Starting at the line containing "What React, TypeScript" and ending at the line containing "PolarGrid, PolarAngleAxis, PolarRadiusAxis", reproduce each line exactly as written, with both end lines included and all pictures omitted.

- ENTRIES PROVIDED
* * *
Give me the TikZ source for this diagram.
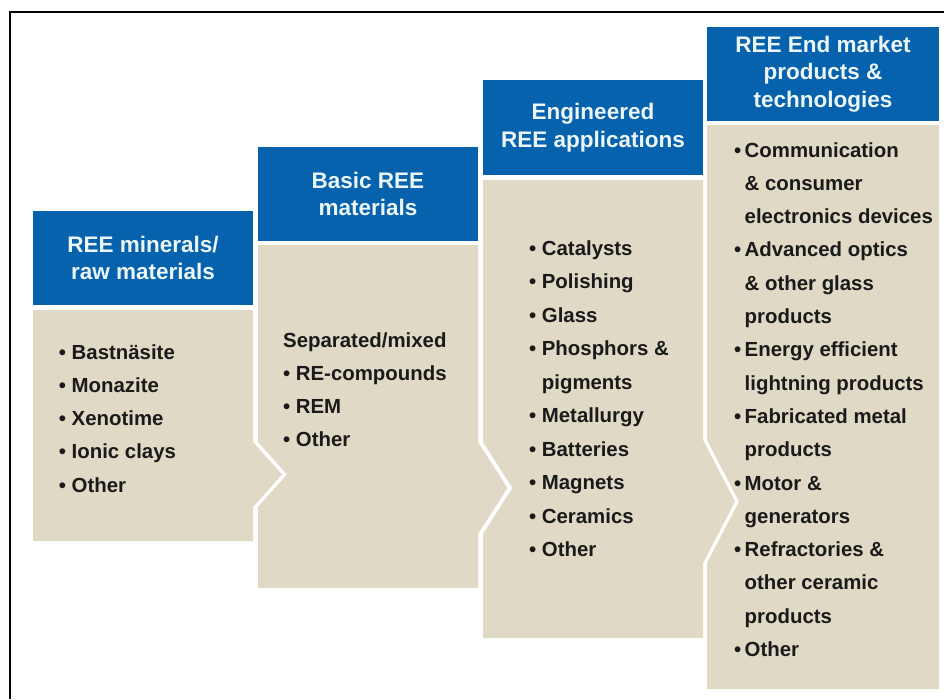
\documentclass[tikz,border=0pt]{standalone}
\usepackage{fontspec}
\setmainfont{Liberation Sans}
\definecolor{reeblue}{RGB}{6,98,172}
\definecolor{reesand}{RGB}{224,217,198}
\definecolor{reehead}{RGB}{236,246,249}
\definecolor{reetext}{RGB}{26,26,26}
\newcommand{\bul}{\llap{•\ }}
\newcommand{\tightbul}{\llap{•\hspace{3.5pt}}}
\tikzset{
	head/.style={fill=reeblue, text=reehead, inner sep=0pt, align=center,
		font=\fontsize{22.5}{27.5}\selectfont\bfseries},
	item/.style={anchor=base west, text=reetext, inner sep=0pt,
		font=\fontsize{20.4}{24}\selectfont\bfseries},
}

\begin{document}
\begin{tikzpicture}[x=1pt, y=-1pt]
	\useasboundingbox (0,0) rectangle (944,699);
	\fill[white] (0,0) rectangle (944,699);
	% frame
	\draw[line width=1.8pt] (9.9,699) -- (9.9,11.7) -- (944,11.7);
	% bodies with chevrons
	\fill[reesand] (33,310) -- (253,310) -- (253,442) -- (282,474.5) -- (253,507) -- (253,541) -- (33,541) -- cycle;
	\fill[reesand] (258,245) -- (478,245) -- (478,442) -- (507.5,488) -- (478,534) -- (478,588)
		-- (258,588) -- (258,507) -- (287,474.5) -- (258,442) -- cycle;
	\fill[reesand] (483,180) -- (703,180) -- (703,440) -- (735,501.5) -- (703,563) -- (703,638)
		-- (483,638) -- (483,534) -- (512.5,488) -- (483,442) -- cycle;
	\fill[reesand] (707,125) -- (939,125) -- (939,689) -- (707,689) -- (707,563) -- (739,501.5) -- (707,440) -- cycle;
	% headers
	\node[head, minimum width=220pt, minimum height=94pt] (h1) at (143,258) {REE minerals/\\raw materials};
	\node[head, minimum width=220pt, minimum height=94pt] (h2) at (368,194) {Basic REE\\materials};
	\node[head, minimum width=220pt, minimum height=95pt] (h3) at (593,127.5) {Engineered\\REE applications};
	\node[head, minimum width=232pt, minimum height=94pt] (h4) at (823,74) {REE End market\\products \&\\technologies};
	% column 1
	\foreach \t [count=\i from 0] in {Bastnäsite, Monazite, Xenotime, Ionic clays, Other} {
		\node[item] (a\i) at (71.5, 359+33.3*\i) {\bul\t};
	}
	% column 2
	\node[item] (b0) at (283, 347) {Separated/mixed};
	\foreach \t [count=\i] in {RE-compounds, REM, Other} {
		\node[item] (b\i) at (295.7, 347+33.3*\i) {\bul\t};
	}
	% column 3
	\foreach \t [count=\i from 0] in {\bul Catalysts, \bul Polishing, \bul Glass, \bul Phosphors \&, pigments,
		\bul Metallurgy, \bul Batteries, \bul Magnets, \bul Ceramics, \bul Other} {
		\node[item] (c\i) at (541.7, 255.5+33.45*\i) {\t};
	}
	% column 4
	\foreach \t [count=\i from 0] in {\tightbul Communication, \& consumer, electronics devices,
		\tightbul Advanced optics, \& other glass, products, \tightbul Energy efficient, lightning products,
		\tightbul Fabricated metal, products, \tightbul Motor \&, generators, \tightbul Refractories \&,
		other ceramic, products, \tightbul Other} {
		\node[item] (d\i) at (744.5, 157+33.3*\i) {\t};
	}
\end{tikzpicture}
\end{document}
* * *
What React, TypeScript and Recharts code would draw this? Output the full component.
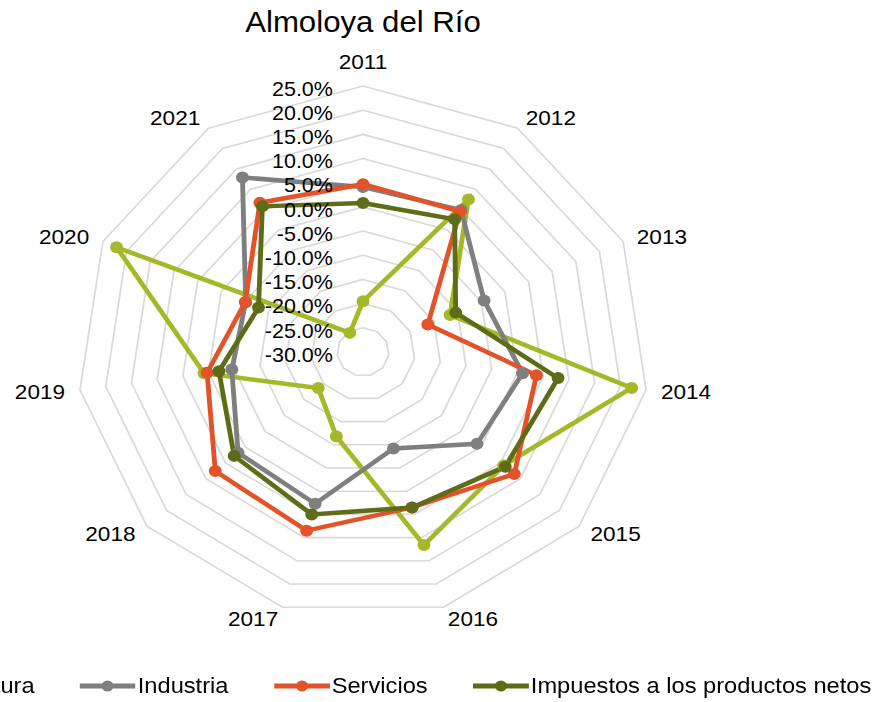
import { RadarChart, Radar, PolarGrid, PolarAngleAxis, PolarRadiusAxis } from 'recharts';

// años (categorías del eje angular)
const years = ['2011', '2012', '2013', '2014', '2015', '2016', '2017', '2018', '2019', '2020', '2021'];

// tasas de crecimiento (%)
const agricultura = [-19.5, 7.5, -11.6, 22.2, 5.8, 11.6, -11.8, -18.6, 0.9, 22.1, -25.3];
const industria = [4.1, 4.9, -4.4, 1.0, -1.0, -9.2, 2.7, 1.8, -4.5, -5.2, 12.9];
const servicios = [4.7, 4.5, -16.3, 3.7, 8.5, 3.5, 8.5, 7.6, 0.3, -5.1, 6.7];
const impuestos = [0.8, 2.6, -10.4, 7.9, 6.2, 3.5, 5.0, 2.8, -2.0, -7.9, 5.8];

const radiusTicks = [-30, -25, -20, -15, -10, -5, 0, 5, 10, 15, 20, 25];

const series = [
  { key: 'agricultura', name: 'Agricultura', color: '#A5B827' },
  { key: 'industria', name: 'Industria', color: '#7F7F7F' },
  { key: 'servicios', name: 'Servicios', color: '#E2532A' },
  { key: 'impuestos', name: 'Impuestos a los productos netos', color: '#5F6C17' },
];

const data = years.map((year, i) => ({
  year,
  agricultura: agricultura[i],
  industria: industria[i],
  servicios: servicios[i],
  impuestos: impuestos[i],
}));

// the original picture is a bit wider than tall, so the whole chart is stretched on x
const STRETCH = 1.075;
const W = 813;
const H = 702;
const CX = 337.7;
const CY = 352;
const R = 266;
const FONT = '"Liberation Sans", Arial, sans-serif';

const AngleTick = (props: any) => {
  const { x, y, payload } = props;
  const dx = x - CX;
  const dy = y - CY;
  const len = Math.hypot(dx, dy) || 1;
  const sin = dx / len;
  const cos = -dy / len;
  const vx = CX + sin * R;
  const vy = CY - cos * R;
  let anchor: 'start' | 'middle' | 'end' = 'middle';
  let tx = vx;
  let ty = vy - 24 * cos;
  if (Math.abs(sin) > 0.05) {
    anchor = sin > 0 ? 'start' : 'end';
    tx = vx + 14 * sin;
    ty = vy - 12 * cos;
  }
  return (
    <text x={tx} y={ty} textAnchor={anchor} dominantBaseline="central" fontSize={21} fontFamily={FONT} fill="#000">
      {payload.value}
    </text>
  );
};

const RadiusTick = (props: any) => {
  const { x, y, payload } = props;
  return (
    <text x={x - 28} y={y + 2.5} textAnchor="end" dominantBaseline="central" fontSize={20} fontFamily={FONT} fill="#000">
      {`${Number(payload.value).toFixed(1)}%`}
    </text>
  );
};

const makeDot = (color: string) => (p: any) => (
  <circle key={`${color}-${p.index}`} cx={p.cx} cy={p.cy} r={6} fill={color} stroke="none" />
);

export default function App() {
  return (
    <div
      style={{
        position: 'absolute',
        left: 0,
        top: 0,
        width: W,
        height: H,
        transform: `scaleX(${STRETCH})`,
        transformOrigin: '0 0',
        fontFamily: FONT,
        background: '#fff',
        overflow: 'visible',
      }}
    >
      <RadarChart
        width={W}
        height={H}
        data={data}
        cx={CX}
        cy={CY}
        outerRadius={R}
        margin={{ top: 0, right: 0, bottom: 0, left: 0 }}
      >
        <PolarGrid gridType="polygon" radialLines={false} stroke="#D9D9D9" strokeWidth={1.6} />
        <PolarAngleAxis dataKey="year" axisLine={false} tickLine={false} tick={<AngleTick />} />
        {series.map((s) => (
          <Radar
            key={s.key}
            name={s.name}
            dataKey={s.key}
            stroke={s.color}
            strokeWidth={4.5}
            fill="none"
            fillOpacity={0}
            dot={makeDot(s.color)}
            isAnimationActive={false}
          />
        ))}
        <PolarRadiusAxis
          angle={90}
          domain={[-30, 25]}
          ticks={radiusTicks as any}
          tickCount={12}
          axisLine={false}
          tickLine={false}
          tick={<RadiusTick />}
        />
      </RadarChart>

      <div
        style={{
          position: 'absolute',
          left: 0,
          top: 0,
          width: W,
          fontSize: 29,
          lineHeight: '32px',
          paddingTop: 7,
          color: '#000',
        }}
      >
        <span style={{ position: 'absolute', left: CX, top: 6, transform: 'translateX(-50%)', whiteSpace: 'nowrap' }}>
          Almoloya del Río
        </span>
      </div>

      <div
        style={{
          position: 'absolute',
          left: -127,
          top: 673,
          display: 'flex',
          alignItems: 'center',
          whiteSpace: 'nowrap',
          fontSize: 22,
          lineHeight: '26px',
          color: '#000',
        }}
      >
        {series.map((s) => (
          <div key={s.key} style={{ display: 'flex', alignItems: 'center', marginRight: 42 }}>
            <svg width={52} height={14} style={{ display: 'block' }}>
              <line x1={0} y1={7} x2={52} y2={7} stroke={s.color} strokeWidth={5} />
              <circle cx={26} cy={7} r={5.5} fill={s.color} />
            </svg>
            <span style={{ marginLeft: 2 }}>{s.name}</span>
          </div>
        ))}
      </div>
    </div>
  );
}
* * *
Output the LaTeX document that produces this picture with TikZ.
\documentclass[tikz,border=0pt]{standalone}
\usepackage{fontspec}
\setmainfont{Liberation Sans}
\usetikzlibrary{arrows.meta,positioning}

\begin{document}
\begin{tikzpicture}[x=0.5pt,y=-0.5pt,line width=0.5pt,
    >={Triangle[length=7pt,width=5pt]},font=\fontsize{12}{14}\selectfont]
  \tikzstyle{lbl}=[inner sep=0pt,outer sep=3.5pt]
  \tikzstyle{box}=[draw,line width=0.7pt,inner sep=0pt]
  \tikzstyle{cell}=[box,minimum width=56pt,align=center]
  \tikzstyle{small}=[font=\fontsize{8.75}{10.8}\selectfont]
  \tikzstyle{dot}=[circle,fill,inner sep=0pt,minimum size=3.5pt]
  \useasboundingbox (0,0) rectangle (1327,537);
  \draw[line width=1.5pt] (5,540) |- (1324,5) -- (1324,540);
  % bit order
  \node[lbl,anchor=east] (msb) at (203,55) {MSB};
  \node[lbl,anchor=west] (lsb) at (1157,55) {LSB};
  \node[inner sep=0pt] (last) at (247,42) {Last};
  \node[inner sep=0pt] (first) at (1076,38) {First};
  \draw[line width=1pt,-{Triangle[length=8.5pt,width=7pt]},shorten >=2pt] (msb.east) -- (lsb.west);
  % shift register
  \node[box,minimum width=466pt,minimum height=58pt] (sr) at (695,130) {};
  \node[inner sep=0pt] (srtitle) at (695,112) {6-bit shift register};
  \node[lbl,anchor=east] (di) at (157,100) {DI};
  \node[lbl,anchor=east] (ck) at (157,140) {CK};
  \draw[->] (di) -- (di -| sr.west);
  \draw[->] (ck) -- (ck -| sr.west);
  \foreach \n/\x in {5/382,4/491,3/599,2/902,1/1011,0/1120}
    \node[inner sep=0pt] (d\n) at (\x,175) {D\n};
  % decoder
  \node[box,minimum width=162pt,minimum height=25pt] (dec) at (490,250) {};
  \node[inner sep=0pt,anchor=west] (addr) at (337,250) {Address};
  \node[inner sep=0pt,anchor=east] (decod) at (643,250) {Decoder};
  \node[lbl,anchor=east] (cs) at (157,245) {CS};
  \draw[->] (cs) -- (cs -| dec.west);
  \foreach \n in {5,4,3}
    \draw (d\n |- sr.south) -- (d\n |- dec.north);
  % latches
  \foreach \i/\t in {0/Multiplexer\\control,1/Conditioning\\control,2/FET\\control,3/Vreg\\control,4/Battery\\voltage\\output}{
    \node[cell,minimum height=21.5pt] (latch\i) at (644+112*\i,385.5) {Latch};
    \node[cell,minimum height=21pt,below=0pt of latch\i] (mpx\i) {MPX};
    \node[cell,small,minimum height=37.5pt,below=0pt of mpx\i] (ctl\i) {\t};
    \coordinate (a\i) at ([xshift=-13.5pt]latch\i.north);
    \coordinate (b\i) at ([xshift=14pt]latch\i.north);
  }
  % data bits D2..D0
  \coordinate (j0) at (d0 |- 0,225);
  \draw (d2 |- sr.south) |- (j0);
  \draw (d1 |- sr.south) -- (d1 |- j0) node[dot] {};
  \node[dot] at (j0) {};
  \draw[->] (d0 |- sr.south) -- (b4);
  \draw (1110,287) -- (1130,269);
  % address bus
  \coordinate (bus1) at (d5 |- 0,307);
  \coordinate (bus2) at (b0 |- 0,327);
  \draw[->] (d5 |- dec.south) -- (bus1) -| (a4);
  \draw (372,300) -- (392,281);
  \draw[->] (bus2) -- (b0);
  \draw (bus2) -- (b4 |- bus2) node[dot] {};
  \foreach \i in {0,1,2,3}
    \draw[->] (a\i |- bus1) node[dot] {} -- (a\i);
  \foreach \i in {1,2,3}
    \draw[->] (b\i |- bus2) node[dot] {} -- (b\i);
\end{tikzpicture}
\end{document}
* * *
- RESPONSE TO THE TASK
What React, TypeScript and Recharts code would draw this? Output the full component.
import { RadarChart, Radar, PolarGrid, PolarAngleAxis, PolarRadiusAxis } from 'recharts';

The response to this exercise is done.